Ania has won several awards for her work and encourages others to enter their pieces in Topsfield Fair and the Big "E". This encourages the hooker, as well as those who see the pieces and become inspired by them.Ania now has her own website and is a McGown certified instructor.
Susie Stephenson, April 16, 2016
Our group enjoyed a lively and humorous talk by Susie Stephenson. She shared her history and showed off many rugs. She had some beautiful fibers for sale, as well as unique potholders and figures.
Show and Tell: Barbara Churchill showed off a small round “broken glass” piece with colorful reds. Diane Deroche showed some primitive rugs.

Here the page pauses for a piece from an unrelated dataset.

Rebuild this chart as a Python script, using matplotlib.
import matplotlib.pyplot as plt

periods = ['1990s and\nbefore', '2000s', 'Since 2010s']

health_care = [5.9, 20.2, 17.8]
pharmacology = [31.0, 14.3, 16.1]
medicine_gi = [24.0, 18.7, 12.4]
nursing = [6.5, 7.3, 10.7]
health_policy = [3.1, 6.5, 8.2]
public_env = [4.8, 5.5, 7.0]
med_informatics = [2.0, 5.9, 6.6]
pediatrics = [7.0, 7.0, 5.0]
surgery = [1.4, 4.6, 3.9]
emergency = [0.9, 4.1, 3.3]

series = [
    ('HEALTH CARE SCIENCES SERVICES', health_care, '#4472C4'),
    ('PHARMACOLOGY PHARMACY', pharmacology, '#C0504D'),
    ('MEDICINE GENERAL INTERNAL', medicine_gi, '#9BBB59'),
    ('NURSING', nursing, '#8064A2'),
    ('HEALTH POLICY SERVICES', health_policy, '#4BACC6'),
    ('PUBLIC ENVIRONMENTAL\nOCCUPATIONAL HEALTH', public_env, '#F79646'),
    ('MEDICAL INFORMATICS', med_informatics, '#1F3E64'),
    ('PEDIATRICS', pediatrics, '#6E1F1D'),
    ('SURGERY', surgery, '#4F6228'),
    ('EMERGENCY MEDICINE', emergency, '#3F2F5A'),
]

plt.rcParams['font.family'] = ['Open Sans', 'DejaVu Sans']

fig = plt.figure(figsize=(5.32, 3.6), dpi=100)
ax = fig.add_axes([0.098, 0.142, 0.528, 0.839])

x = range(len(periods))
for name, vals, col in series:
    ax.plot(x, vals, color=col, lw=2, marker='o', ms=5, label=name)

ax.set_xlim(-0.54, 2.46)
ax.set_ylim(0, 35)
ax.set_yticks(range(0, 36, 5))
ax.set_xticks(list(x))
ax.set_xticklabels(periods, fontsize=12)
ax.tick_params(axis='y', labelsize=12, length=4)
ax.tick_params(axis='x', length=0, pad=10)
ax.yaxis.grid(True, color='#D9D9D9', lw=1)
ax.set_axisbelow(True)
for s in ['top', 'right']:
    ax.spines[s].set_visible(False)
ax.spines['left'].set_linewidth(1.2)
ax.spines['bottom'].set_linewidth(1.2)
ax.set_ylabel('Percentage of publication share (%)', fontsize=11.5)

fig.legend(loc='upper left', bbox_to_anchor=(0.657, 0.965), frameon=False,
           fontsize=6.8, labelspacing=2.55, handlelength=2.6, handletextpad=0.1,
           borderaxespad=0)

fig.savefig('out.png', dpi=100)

A thank you gift was presented to Jane Sittnick and Ania Knap for their wonderful rug journeys last month.
Big Bee, May 21, 2016
The Mayflower Chapter enjoyed a fun and colorful Big Bee. Michele Micarelli and Ania Knap participated as vendors, selling a large variety of wools and patterns. Pat Weimer acted as Auctioneer for a highly successful auction, providing entertainment for the group. Proceeds benefitted Mayflower.
Strawberry Festival, June 11, 2016
Our final meeting and tradtional strawberry festival was held at Jenna’s lovely home in Groveland.